> **Given request**
In your copy, include every line of the listing below exactly but none of the pictures.

** START OF Records provided **

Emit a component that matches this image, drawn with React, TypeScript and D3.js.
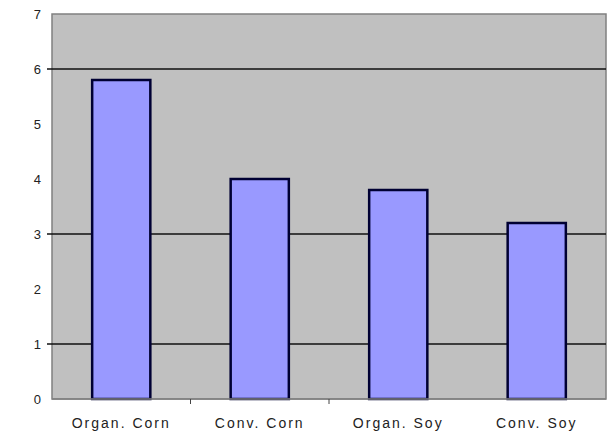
import React from "react";
import * as d3 from "d3";

const categories = ["Organ. Corn", "Conv. Corn", "Organ. Soy", "Conv. Soy"];
const values = [5.8, 4.0, 3.8, 3.2];
const yTicks = [0, 1, 2, 3, 4, 5, 6, 7];
const gridValues = [1, 3, 6];

const W = 609;
const H = 448;
const plot = { left: 52, right: 606, top: 14, bottom: 399 };

export default function App() {
  const x = d3
    .scaleBand<string>()
    .domain(categories)
    .range([plot.left, plot.right])
    .paddingInner(0.58)
    .paddingOuter(0.29);
  const y = d3.scaleLinear().domain([0, 7]).range([plot.bottom, plot.top]);
  const step = x.step();
  const boundaries = categories.slice(1, 3).map((c) => (x(c) as number) - (step - x.bandwidth()) / 2);

  return (
    <svg
      width={W}
      height={H}
      style={{ position: "fixed", left: 0, top: 0, background: "#fff" }}
      fontFamily="Arial, 'Liberation Sans', sans-serif"
    >
      <rect x={0} y={0} width={W} height={H} fill="#fff" />
      <rect
        x={plot.left}
        y={plot.top}
        width={plot.right - plot.left}
        height={plot.bottom - plot.top}
        fill="#c0c0c0"
        stroke="#808080"
        strokeWidth={1.5}
      />
      {gridValues.map((v) => (
        <line key={v} x1={47} x2={plot.right} y1={y(v)} y2={y(v)} stroke="#111" strokeWidth={1.5} />
      ))}
      {values.map((v, i) => (
        <rect
          key={categories[i]}
          x={x(categories[i])}
          y={y(v)}
          width={x.bandwidth()}
          height={plot.bottom - y(v)}
          fill="#9999ff"
          stroke="#000033"
          strokeWidth={2.5}
        />
      ))}
      <line x1={plot.left} x2={plot.right} y1={plot.bottom} y2={plot.bottom} stroke="#808080" strokeWidth={1.5} />
      {boundaries.map((b, i) => (
        <line key={i} x1={b} x2={b} y1={plot.bottom} y2={plot.bottom + 5} stroke="#444" strokeWidth={1} />
      ))}
      {yTicks.map((t) => (
        <text key={t} x={41} y={y(t)} dy="0.35em" textAnchor="end" fontSize={13} fill="#222">
          {t}
        </text>
      ))}
      {categories.map((c) => (
        <text
          key={c}
          x={(x(c) as number) + x.bandwidth() / 2}
          y={428}
          textAnchor="middle"
          fontSize={14}
          letterSpacing={2}
          fill="#222"
        >
          {c}
        </text>
      ))}
    </svg>
  );
}
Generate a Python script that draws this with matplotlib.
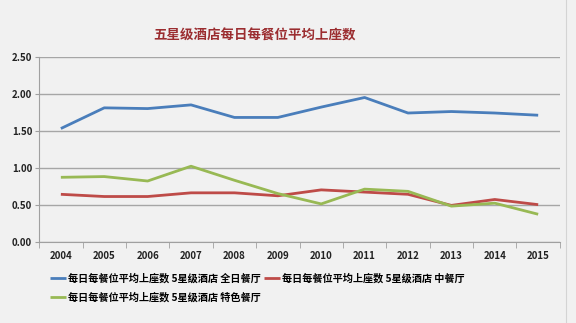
import numpy as np
import matplotlib.pyplot as plt
from matplotlib.ticker import FixedLocator
from matplotlib.lines import Line2D

plt.rcParams['font.family'] = ['Noto Sans CJK SC', 'DejaVu Sans']

years = ['2004', '2005', '2006', '2007', '2008', '2009',
         '2010', '2011', '2012', '2013', '2014', '2015']
all_day = [1.53, 1.81, 1.80, 1.85, 1.68, 1.68, 1.82, 1.95, 1.74, 1.76, 1.74, 1.71]
chinese = [0.64, 0.61, 0.61, 0.66, 0.66, 0.62, 0.70, 0.67, 0.64, 0.49, 0.57, 0.50]
specialty = [0.87, 0.88, 0.82, 1.02, 0.83, 0.65, 0.51, 0.71, 0.68, 0.48, 0.52, 0.37]
labels = ['每日每餐位平均上座数 5星级酒店 全日餐厅',
          '每日每餐位平均上座数 5星级酒店 中餐厅',
          '每日每餐位平均上座数 5星级酒店 特色餐厅']
colors = ['#4a7ebb', '#be4b48', '#98b954']

bg = '#f1f1f1'
fig = plt.figure(figsize=(5.76, 3.23), dpi=100, facecolor=bg)
ax = fig.add_axes([0.068, 0.252, 0.904, 0.572], facecolor=bg)

x = np.arange(len(years))
lines = []
for vals, lab, c in zip([all_day, chinese, specialty], labels, colors):
    ln, = ax.plot(x, vals, color=c, lw=2.0, label=lab, solid_capstyle='butt')
    lines.append(ln)

ax.set_xlim(-0.5, len(years) - 0.5)
ax.set_ylim(0, 2.5)
ax.set_yticks(np.arange(0, 2.51, 0.5))
ax.set_yticklabels([f'{v:.2f}' for v in np.arange(0, 2.51, 0.5)])
ax.set_xticks(x)
ax.set_xticklabels(years)
ax.xaxis.set_minor_locator(FixedLocator(np.arange(-0.5, len(years), 1.0)))
ax.tick_params(axis='x', which='major', length=0, pad=7)
ax.tick_params(axis='x', which='minor', length=4, color='#a0a0a0', direction='out')
ax.tick_params(axis='y', length=3, color='#a0a0a0', pad=2)
for lbl in ax.get_xticklabels() + ax.get_yticklabels():
    lbl.set_fontsize(7)
    lbl.set_fontweight('bold')
    lbl.set_color('#222222')

ax.grid(axis='y', color='#a6a6a6', lw=1.0)
ax.set_axisbelow(True)
for s in ['top', 'right']:
    ax.spines[s].set_visible(False)
for s in ['left', 'bottom']:
    ax.spines[s].set_color('#a0a0a0')

# thin frame edge on the right of the chart area
fig.add_artist(Line2D([0.983, 0.983], [0, 1], transform=fig.transFigure,
                      color='#d4d4d4', lw=0.8))

fig.text(0.442, 0.89, '五星级酒店每日每餐位平均上座数', ha='center', va='center',
         fontsize=9.7, fontweight='bold', color='#9b2d30')

# legend fills column-wise, so order handles to get row 1: 全日/中餐, row 2: 特色
order = [0, 2, 1]
fig.legend([lines[i] for i in order], [labels[i] for i in order],
           loc='upper left', bbox_to_anchor=(0.08, 0.168), ncol=2, frameon=False,
           prop={'size': 7.3, 'weight': 'bold'}, handlelength=1.6, handletextpad=0.2,
           columnspacing=0.3, labelspacing=0.85, borderaxespad=0)

fig.savefig('out.png', dpi=100, facecolor=bg)
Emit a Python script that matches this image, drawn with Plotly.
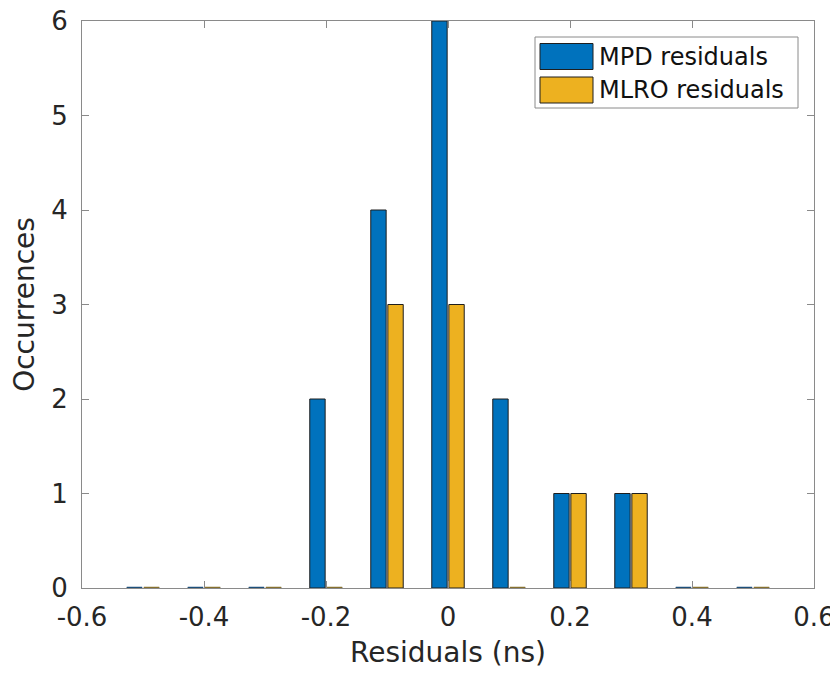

** END OF Records provided **

> **Solution for this problem**
Emit a component that matches this image, drawn with React, TypeScript and D3.js.
import React from "react";
import * as d3 from "d3";

const categories = ["Organ. Corn", "Conv. Corn", "Organ. Soy", "Conv. Soy"];
const values = [5.8, 4.0, 3.8, 3.2];
const yTicks = [0, 1, 2, 3, 4, 5, 6, 7];
const gridValues = [1, 3, 6];

const W = 609;
const H = 448;
const plot = { left: 52, right: 606, top: 14, bottom: 399 };

export default function App() {
  const x = d3
    .scaleBand<string>()
    .domain(categories)
    .range([plot.left, plot.right])
    .paddingInner(0.58)
    .paddingOuter(0.29);
  const y = d3.scaleLinear().domain([0, 7]).range([plot.bottom, plot.top]);
  const step = x.step();
  const boundaries = categories.slice(1, 3).map((c) => (x(c) as number) - (step - x.bandwidth()) / 2);

  return (
    <svg
      width={W}
      height={H}
      style={{ position: "fixed", left: 0, top: 0, background: "#fff" }}
      fontFamily="Arial, 'Liberation Sans', sans-serif"
    >
      <rect x={0} y={0} width={W} height={H} fill="#fff" />
      <rect
        x={plot.left}
        y={plot.top}
        width={plot.right - plot.left}
        height={plot.bottom - plot.top}
        fill="#c0c0c0"
        stroke="#808080"
        strokeWidth={1.5}
      />
      {gridValues.map((v) => (
        <line key={v} x1={47} x2={plot.right} y1={y(v)} y2={y(v)} stroke="#111" strokeWidth={1.5} />
      ))}
      {values.map((v, i) => (
        <rect
          key={categories[i]}
          x={x(categories[i])}
          y={y(v)}
          width={x.bandwidth()}
          height={plot.bottom - y(v)}
          fill="#9999ff"
          stroke="#000033"
          strokeWidth={2.5}
        />
      ))}
      <line x1={plot.left} x2={plot.right} y1={plot.bottom} y2={plot.bottom} stroke="#808080" strokeWidth={1.5} />
      {boundaries.map((b, i) => (
        <line key={i} x1={b} x2={b} y1={plot.bottom} y2={plot.bottom + 5} stroke="#444" strokeWidth={1} />
      ))}
      {yTicks.map((t) => (
        <text key={t} x={41} y={y(t)} dy="0.35em" textAnchor="end" fontSize={13} fill="#222">
          {t}
        </text>
      ))}
      {categories.map((c) => (
        <text
          key={c}
          x={(x(c) as number) + x.bandwidth() / 2}
          y={428}
          textAnchor="middle"
          fontSize={14}
          letterSpacing={2}
          fill="#222"
        >
          {c}
        </text>
      ))}
    </svg>
  );
}
Generate a Python script that draws this with matplotlib.
import numpy as np
import matplotlib.pyplot as plt
from matplotlib.ticker import FixedLocator
from matplotlib.lines import Line2D

plt.rcParams['font.family'] = ['Noto Sans CJK SC', 'DejaVu Sans']

years = ['2004', '2005', '2006', '2007', '2008', '2009',
         '2010', '2011', '2012', '2013', '2014', '2015']
all_day = [1.53, 1.81, 1.80, 1.85, 1.68, 1.68, 1.82, 1.95, 1.74, 1.76, 1.74, 1.71]
chinese = [0.64, 0.61, 0.61, 0.66, 0.66, 0.62, 0.70, 0.67, 0.64, 0.49, 0.57, 0.50]
specialty = [0.87, 0.88, 0.82, 1.02, 0.83, 0.65, 0.51, 0.71, 0.68, 0.48, 0.52, 0.37]
labels = ['每日每餐位平均上座数 5星级酒店 全日餐厅',
          '每日每餐位平均上座数 5星级酒店 中餐厅',
          '每日每餐位平均上座数 5星级酒店 特色餐厅']
colors = ['#4a7ebb', '#be4b48', '#98b954']

bg = '#f1f1f1'
fig = plt.figure(figsize=(5.76, 3.23), dpi=100, facecolor=bg)
ax = fig.add_axes([0.068, 0.252, 0.904, 0.572], facecolor=bg)

x = np.arange(len(years))
lines = []
for vals, lab, c in zip([all_day, chinese, specialty], labels, colors):
    ln, = ax.plot(x, vals, color=c, lw=2.0, label=lab, solid_capstyle='butt')
    lines.append(ln)

ax.set_xlim(-0.5, len(years) - 0.5)
ax.set_ylim(0, 2.5)
ax.set_yticks(np.arange(0, 2.51, 0.5))
ax.set_yticklabels([f'{v:.2f}' for v in np.arange(0, 2.51, 0.5)])
ax.set_xticks(x)
ax.set_xticklabels(years)
ax.xaxis.set_minor_locator(FixedLocator(np.arange(-0.5, len(years), 1.0)))
ax.tick_params(axis='x', which='major', length=0, pad=7)
ax.tick_params(axis='x', which='minor', length=4, color='#a0a0a0', direction='out')
ax.tick_params(axis='y', length=3, color='#a0a0a0', pad=2)
for lbl in ax.get_xticklabels() + ax.get_yticklabels():
    lbl.set_fontsize(7)
    lbl.set_fontweight('bold')
    lbl.set_color('#222222')

ax.grid(axis='y', color='#a6a6a6', lw=1.0)
ax.set_axisbelow(True)
for s in ['top', 'right']:
    ax.spines[s].set_visible(False)
for s in ['left', 'bottom']:
    ax.spines[s].set_color('#a0a0a0')

# thin frame edge on the right of the chart area
fig.add_artist(Line2D([0.983, 0.983], [0, 1], transform=fig.transFigure,
                      color='#d4d4d4', lw=0.8))

fig.text(0.442, 0.89, '五星级酒店每日每餐位平均上座数', ha='center', va='center',
         fontsize=9.7, fontweight='bold', color='#9b2d30')

# legend fills column-wise, so order handles to get row 1: 全日/中餐, row 2: 特色
order = [0, 2, 1]
fig.legend([lines[i] for i in order], [labels[i] for i in order],
           loc='upper left', bbox_to_anchor=(0.08, 0.168), ncol=2, frameon=False,
           prop={'size': 7.3, 'weight': 'bold'}, handlelength=1.6, handletextpad=0.2,
           columnspacing=0.3, labelspacing=0.85, borderaxespad=0)

fig.savefig('out.png', dpi=100, facecolor=bg)
Emit a Python script that matches this image, drawn with Plotly.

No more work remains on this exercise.